McDowell co-wrote Cellfish with Jason Te Kare and Rob Mokaraka. Cellfish, about a woman teaching Shakespeare in a men's correctional facility, opened the Auckland Arts Festival in 2017, and was nominated for a 2017 Adam New Zealand Play Award. McDowell also had a strong association with the Pop-Up Globe. She had performed there in 2016 in Romeo and Juliet while gathering material for Cellfish. Then, despite having little directing experience, she was invited to direct Much Ado About Nothing in 2017. The Pasifika-infused production featured Semu Filipo and Jacque Drew as Benedick and Beatrice and was set on a banana plantation with Dogberry and Verges functioning as customs officers in charge of ensuring no illegal or dangerous produce entered the island. The production was revived for the final season of the Globe in 2019, with Renee Lyons and Rutene Spooner as Beatrice and Benedick. Theo David played Claudio in both productions.

McDowell directed an all-woman production of Emilia by Morgan Lloyd Malcolm at the Pop-up Globe in Auckland in March 2020. The play was the last before the Pop-Up Globe was dismantled, and one reviewer said "The heart-warming and skin-tingling karanga that brings the full company (14 actors and 2 musicians) to the stage attests to the playwright’s desire for each production to bring its own kaupapa to the staging and McDowell’s capacity to bring it home." The play would have toured but restrictions on gatherings over 100 people due to the outbreak of Covid-19 in New Zealand in March 2020 caused the cancellation of remaining performances.

McDowell co-starred with Bree Peters in Sam Brooks' political thriller Burn Her, which played to sold-out audiences at Q Theatre in August 2018.

In 2019, McDowell starred in Albert Belz's Astroman, an Auckland Theatre Company and Te Rēhia Theatre Company production at Q Theatre, as part of the Auckland Arts Festival.

In 2021 McDowell directed Alex Lodge's play Sing to Me for Taki Rua. Sing to Me opened at Te Whaea Theatre in Wellington in February, and toured Auckland, Palmerston North, Christchurch and Dunedin.
=== Film and television ===
McDowell has had appearances in a number of TV series, including Shortland Street, Outrageous Fortune, The Brokenwood Mysteries, anthology series Taonga, and Interrogation. She was nominated for an award for her role in Hope and Wire as a Christchurch woman refusing to stay in the city after the 2011 earthquake. McDowell played matriarch Renee O'Kane in TV3's family drama Head High, and was in two seasons of the Māori TV comedy Find Me a Māori Bride. She directed a segment of the collaborative 2017 film Waru.
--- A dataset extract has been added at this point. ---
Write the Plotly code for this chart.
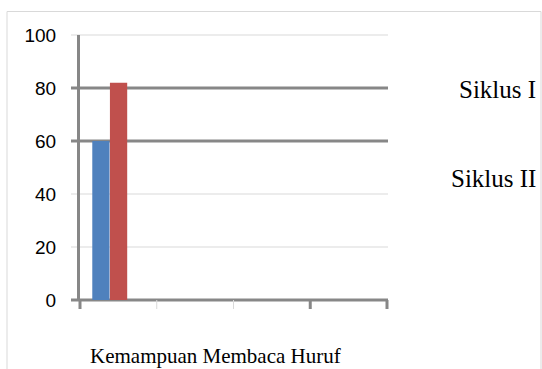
import plotly.graph_objects as go

# Data
category = ["Kemampuan Membaca Huruf"]
series_names = ["Siklus I", "Siklus II"]
series_values = [[60], [82]]
series_colors = ["#4F81BD", "#C0504D"]
y_ticks = [0, 20, 40, 60, 80, 100]
dark_lines = [60, 80]
x_range = [-0.5, 3.5]
x_boundaries = [-0.5, 0.5, 1.5, 2.5, 3.5]
dark_boundaries = [-0.5, 2.5, 3.5]

W, H = 542, 369
L, R, T, B = 80, 155, 35, 69
pw, ph = W - L - R, H - T - B
DARK, LIGHT = "#878787", "#d9d9d9"

fig = go.Figure()
offsets = [-0.34, -0.11]
for name, vals, col, off in zip(series_names, series_values, series_colors, offsets):
    fig.add_trace(go.Bar(x=[0] * len(vals), y=vals, name=name,
                         marker=dict(color=col, line=dict(width=0)),
                         offset=off, width=0.225, showlegend=False))

shapes = []
# horizontal grid lines with their left tick extension
for v in y_ticks:
    dark = v in dark_lines or v == 0
    shapes.append(dict(type="line", xref="paper", yref="paper", x0=-9 / pw, x1=1.0 + 1 / pw,
                       y0=v / 100, y1=v / 100,
                       line=dict(color=DARK if dark else LIGHT, width=3 if dark else 1),
                       layer="below"))
# x tick marks at category boundaries
for bx in x_boundaries:
    dark = bx in dark_boundaries
    px = (bx - x_range[0]) / (x_range[1] - x_range[0])
    shapes.append(dict(type="line", xref="paper", yref="paper", x0=px, x1=px,
                       y0=0, y1=-9 / ph, line=dict(color=DARK if dark else LIGHT, width=3 if dark else 1),
                       layer="below"))
# outer frame
shapes.append(dict(type="rect", xref="paper", yref="paper",
                   x0=(7 - L) / pw, x1=(541 - L) / pw, y0=-1.0, y1=(H - B - 11.5) / ph,
                   line=dict(color=LIGHT, width=1), fillcolor="rgba(0,0,0,0)", layer="below"))

annotations = []
legend_y = [90, 178]
for name, yy in zip(series_names, legend_y):
    annotations.append(dict(text=name, xref="paper", yref="paper",
                            x=(538 - L) / pw, y=(H - B - yy) / ph, xanchor="right", yanchor="middle",
                            showarrow=False, font=dict(family="Liberation Serif", size=25, color="#000")))
annotations.append(dict(text=category[0], xref="paper", yref="paper",
                        x=(215 - L) / pw, y=-(356 - (H - B)) / ph, xanchor="center", yanchor="middle",
                        showarrow=False, font=dict(family="Liberation Serif", size=21, color="#000")))

fig.update_layout(
    width=W, height=H, margin=dict(l=L, r=R, t=T, b=B),
    paper_bgcolor="white", plot_bgcolor="white",
    barmode="overlay", shapes=shapes, annotations=annotations,
    xaxis=dict(range=x_range, showgrid=False, zeroline=False, showticklabels=False,
               showline=False, ticks=""),
    yaxis=dict(range=[0, 100], tickmode="array", tickvals=y_ticks, ticks="",
               showgrid=False, zeroline=False, showline=True, linecolor=DARK, linewidth=3,
               ticklabelstandoff=17,
               tickfont=dict(family="Liberation Sans", size=19, color="#000")),
)

fig.write_html("out.html")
Film roles include a part as a sister in Toa Fraser's film No. 2, and The Dark Horse, and co-starring roles in 2010 mystery thriller This is Not My Life and 2015's The Great Maiden's Blush.

McDowell starred in the 2021 horror film Coming Home in the Dark, which premiered at the Sundance Film Festival, and Whina (2022), a biographical film where McDowell portrays a younger Dame Whina Cooper.

== Awards and honours ==
At the 2015 Wellington Theatre Awards, McDowell won The George Webby Most Promising New Director award for her production of Nga Pou Wahine.

McDowell won the Best Actress Award at the New Zealand Film Awards for her role in The Great Maiden's Blush.

McDowell received a New Zealand Television Award for Best Actress in 2020 for her role in Head High.